The group arrives in a city called Rachia, where the children are allowed to stay at the Temple of the Mother of Waters but Thayet’s status as an exiled princess places the temple at risk so she’s turned away. Buri and Thayet instead travel with Alanna’s crew to the Roof of the World and later to Tortall. At the Roof of the World, Alanna battles an ancient god called Chitral, who was so amused by Alanna that he allowed her to take the Dominion Jewel. Unfortunately (or not), this battle causes a rift in the Lioness’ relationship with the Dragon since Alanna allowed Faithful to place a sleeping spell on Liam so he wouldn’t prevent her from going after the jewel in the blizzard.

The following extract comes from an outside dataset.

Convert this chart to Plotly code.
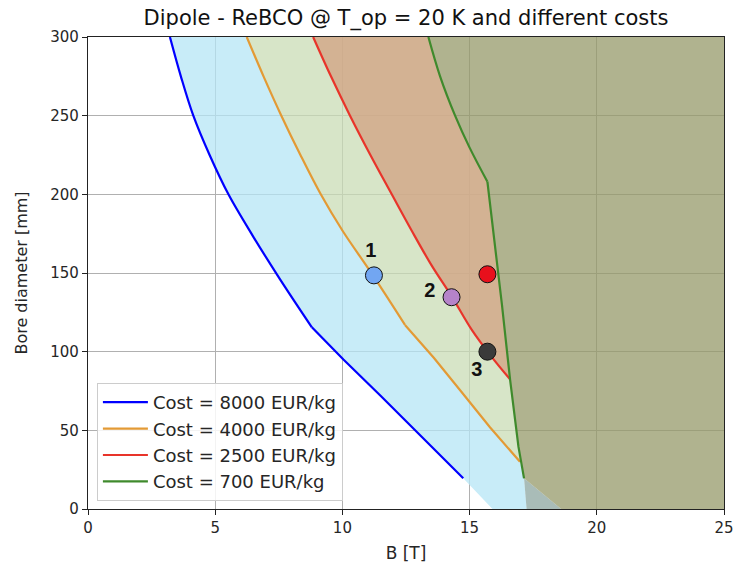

Shortly after her battle, Alanna decides to head for Corus. She had a nagging feeling that she was needed at home. When she gets there, she discovers that her arch-nemesis Roger, Duke of Conte, was raised from the dead by her brother. Thom, though, does not fare well from this act and seems to be burning up. Meanwhile, George’s life is in jeopardy as Claw, a thief, makes an attempt for the Rogue’s throne. And Jonathan is busy trying to manage the kingdom after his father’s suicide, which occurred shortly after his mother’s death. Alanna and her friends try to rectify these problems. In the end, Jonathan gets the jewel, marries Thayet, and is able to keep the country together, Alanna finally commits to George, and a bunch of insignificant characters die: Thom, Roger, Liam, Faithful.

My reaction:

I am a huge fan of the Song of the Lioness series and a big fan of Tamora Pierce. As much as I enjoyed reading this installment, which is longer than the previous ones, a few things nagged at me. The first was Alanna’s relationship with Liam and the fact that it conveniently sizzles out in time for her to dash into George’s arms upon her return to Corus. For some reason, I wanted it to be a bit more complicated. Still, I am happy that they broke apart. Liam stifles Alanna’s freedom to be herself. He is all about control and Alanna’s tendency to change throws him off. I did not see the point of them entering into a relationship. What does the story gain from it? What does Alanna learn from it other than Shang fighting techniques, which she could still learn if she were a friend of Liam’s? It’s just pointless and that’s what annoys me.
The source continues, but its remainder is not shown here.